* START *

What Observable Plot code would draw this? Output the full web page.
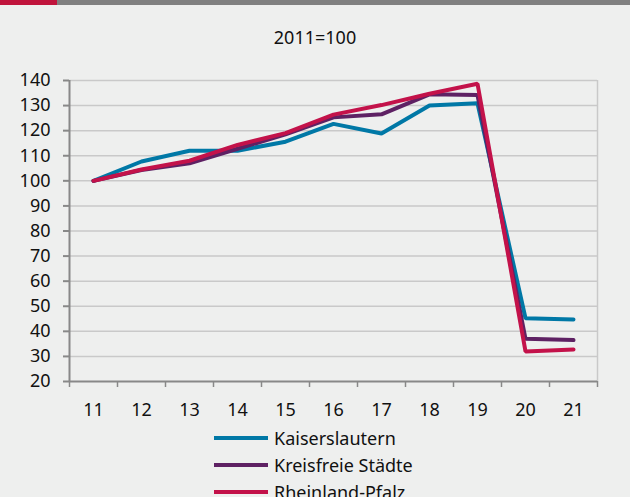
<!DOCTYPE html>
<html>
<head>
<meta charset="utf-8">
<script src="https://cdn.jsdelivr.net/npm/d3@7"></script>
<script src="https://cdn.jsdelivr.net/npm/@observablehq/plot@0.6"></script>
<style>
  html, body { margin: 0; padding: 0; }
  body { width: 630px; height: 497px; overflow: hidden; position: relative; background: #eeefee; font-family: "Noto Sans", sans-serif; color: #111; }
  #barRed { position: absolute; left: 0; top: 0; width: 57px; height: 5px; background: #c0143c; }
  #barGrey { position: absolute; left: 57px; top: 0; width: 573px; height: 5px; background: #808080; }
  #title { position: absolute; top: 25px; left: 0; width: 630px; text-align: center; font-size: 18px; }
  #chart { position: absolute; top: 60px; left: 0; }
  #legend { position: absolute; top: 424px; left: 214px; font-size: 18px; }
  .row { display: flex; align-items: center; height: 27px; }
  .row svg { margin-right: 6px; }
</style>
</head>
<body>
<div id="barRed"></div><div id="barGrey"></div>
<div id="title">2011=100</div>
<div id="chart"></div>
<div id="legend"></div>
<script>
const years = [11, 12, 13, 14, 15, 16, 17, 18, 19, 20, 21];
const seriesNames = ["Kaiserslautern", "Kreisfreie Städte", "Rheinland-Pfalz"];
const kaiserslautern = [100, 107.7, 112, 112, 115.6, 122.7, 118.9, 130, 130.9, 45.2, 44.7];
const kreisfreie = [100, 104.3, 107, 112.8, 118.5, 125.3, 126.5, 134.5, 134.2, 37, 36.5];
const rheinlandPfalz = [100, 104.5, 108, 114.3, 119, 126.4, 130.2, 134.7, 138.7, 32, 32.8];
const yTicks = [20, 30, 40, 50, 60, 70, 80, 90, 100, 110, 120, 130, 140];
const colors = ["#0078a6", "#5e2163", "#c3124a"];

const seriesValues = [kaiserslautern, kreisfreie, rheinlandPfalz];
const table = [];
seriesNames.forEach((name, i) => {
  years.forEach((yr, j) => table.push({series: name, year: yr, value: seriesValues[i][j]}));
});
const half = 0.5;
const boundaries = [years[0] - half, ...years.map(y => y + half)];
const xDomain = [years[0] - half, years[years.length - 1] + half];

const chart = Plot.plot({
  width: 630,
  height: 360,
  marginLeft: 69,
  marginRight: 33,
  marginTop: 20,
  marginBottom: 39,
  style: {background: "transparent", fontSize: "18px", fontFamily: "Noto Sans", color: "#111"},
  x: {type: "linear", domain: xDomain, axis: null},
  y: {domain: [yTicks[0], yTicks[yTicks.length - 1]], axis: null},
  color: {domain: seriesNames, range: colors},
  marks: [
    Plot.ruleY(yTicks.slice(1), {stroke: "#c9c9c9", strokeWidth: 1.5}),
    Plot.ruleX([xDomain[1]], {stroke: "#c9c9c9", strokeWidth: 1.5}),
    Plot.axisY({ticks: yTicks, tickSize: 6, tickPadding: 13, stroke: "#888", strokeWidth: 2, strokeOpacity: 1, label: null, fill: "#111"}),
    Plot.axisX({ticks: boundaries, tickSize: 6, tickFormat: () => "", stroke: "#888", strokeWidth: 1.5, strokeOpacity: 1, label: null}),
    Plot.axisX({ticks: years, tickSize: 0, tickPadding: 22, label: null, fill: "#111"}),
    Plot.ruleX([xDomain[0]], {stroke: "#888", strokeWidth: 2}),
    Plot.ruleY([yTicks[0]], {stroke: "#888", strokeWidth: 2}),
    Plot.line(table, {x: "year", y: "value", z: "series", stroke: "series", strokeWidth: 4, strokeLinejoin: "miter", strokeLinecap: "round"})
  ]
});
document.getElementById("chart").appendChild(chart);

const legend = document.getElementById("legend");
seriesNames.forEach((name, i) => {
  const row = document.createElement("div");
  row.className = "row";
  row.innerHTML = `<svg width="54" height="6"><line x1="0" x2="54" y1="3" y2="3" stroke="${colors[i]}" stroke-width="4" stroke-linecap="round"/></svg><span>${name}</span>`;
  legend.appendChild(row);
});
</script>
</body>
</html>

* END *

▶ [THE EXERCISE] Pictures are excluded; output everything else in the data verbatim.

▶ [WORKED SOLUTION]
What Observable Plot code would draw this? Output the full web page.
<!DOCTYPE html>
<html>
<head>
<meta charset="utf-8">
<script src="https://cdn.jsdelivr.net/npm/d3@7"></script>
<script src="https://cdn.jsdelivr.net/npm/@observablehq/plot@0.6"></script>
<style>
  html, body { margin: 0; padding: 0; }
  body { width: 630px; height: 497px; overflow: hidden; position: relative; background: #eeefee; font-family: "Noto Sans", sans-serif; color: #111; }
  #barRed { position: absolute; left: 0; top: 0; width: 57px; height: 5px; background: #c0143c; }
  #barGrey { position: absolute; left: 57px; top: 0; width: 573px; height: 5px; background: #808080; }
  #title { position: absolute; top: 25px; left: 0; width: 630px; text-align: center; font-size: 18px; }
  #chart { position: absolute; top: 60px; left: 0; }
  #legend { position: absolute; top: 424px; left: 214px; font-size: 18px; }
  .row { display: flex; align-items: center; height: 27px; }
  .row svg { margin-right: 6px; }
</style>
</head>
<body>
<div id="barRed"></div><div id="barGrey"></div>
<div id="title">2011=100</div>
<div id="chart"></div>
<div id="legend"></div>
<script>
const years = [11, 12, 13, 14, 15, 16, 17, 18, 19, 20, 21];
const seriesNames = ["Kaiserslautern", "Kreisfreie Städte", "Rheinland-Pfalz"];
const kaiserslautern = [100, 107.7, 112, 112, 115.6, 122.7, 118.9, 130, 130.9, 45.2, 44.7];
const kreisfreie = [100, 104.3, 107, 112.8, 118.5, 125.3, 126.5, 134.5, 134.2, 37, 36.5];
const rheinlandPfalz = [100, 104.5, 108, 114.3, 119, 126.4, 130.2, 134.7, 138.7, 32, 32.8];
const yTicks = [20, 30, 40, 50, 60, 70, 80, 90, 100, 110, 120, 130, 140];
const colors = ["#0078a6", "#5e2163", "#c3124a"];

const seriesValues = [kaiserslautern, kreisfreie, rheinlandPfalz];
const table = [];
seriesNames.forEach((name, i) => {
  years.forEach((yr, j) => table.push({series: name, year: yr, value: seriesValues[i][j]}));
});
const half = 0.5;
const boundaries = [years[0] - half, ...years.map(y => y + half)];
const xDomain = [years[0] - half, years[years.length - 1] + half];

const chart = Plot.plot({
  width: 630,
  height: 360,
  marginLeft: 69,
  marginRight: 33,
  marginTop: 20,
  marginBottom: 39,
  style: {background: "transparent", fontSize: "18px", fontFamily: "Noto Sans", color: "#111"},
  x: {type: "linear", domain: xDomain, axis: null},
  y: {domain: [yTicks[0], yTicks[yTicks.length - 1]], axis: null},
  color: {domain: seriesNames, range: colors},
  marks: [
    Plot.ruleY(yTicks.slice(1), {stroke: "#c9c9c9", strokeWidth: 1.5}),
    Plot.ruleX([xDomain[1]], {stroke: "#c9c9c9", strokeWidth: 1.5}),
    Plot.axisY({ticks: yTicks, tickSize: 6, tickPadding: 13, stroke: "#888", strokeWidth: 2, strokeOpacity: 1, label: null, fill: "#111"}),
    Plot.axisX({ticks: boundaries, tickSize: 6, tickFormat: () => "", stroke: "#888", strokeWidth: 1.5, strokeOpacity: 1, label: null}),
    Plot.axisX({ticks: years, tickSize: 0, tickPadding: 22, label: null, fill: "#111"}),
    Plot.ruleX([xDomain[0]], {stroke: "#888", strokeWidth: 2}),
    Plot.ruleY([yTicks[0]], {stroke: "#888", strokeWidth: 2}),
    Plot.line(table, {x: "year", y: "value", z: "series", stroke: "series", strokeWidth: 4, strokeLinejoin: "miter", strokeLinecap: "round"})
  ]
});
document.getElementById("chart").appendChild(chart);

const legend = document.getElementById("legend");
seriesNames.forEach((name, i) => {
  const row = document.createElement("div");
  row.className = "row";
  row.innerHTML = `<svg width="54" height="6"><line x1="0" x2="54" y1="3" y2="3" stroke="${colors[i]}" stroke-width="4" stroke-linecap="round"/></svg><span>${name}</span>`;
  legend.appendChild(row);
});
</script>
</body>
</html>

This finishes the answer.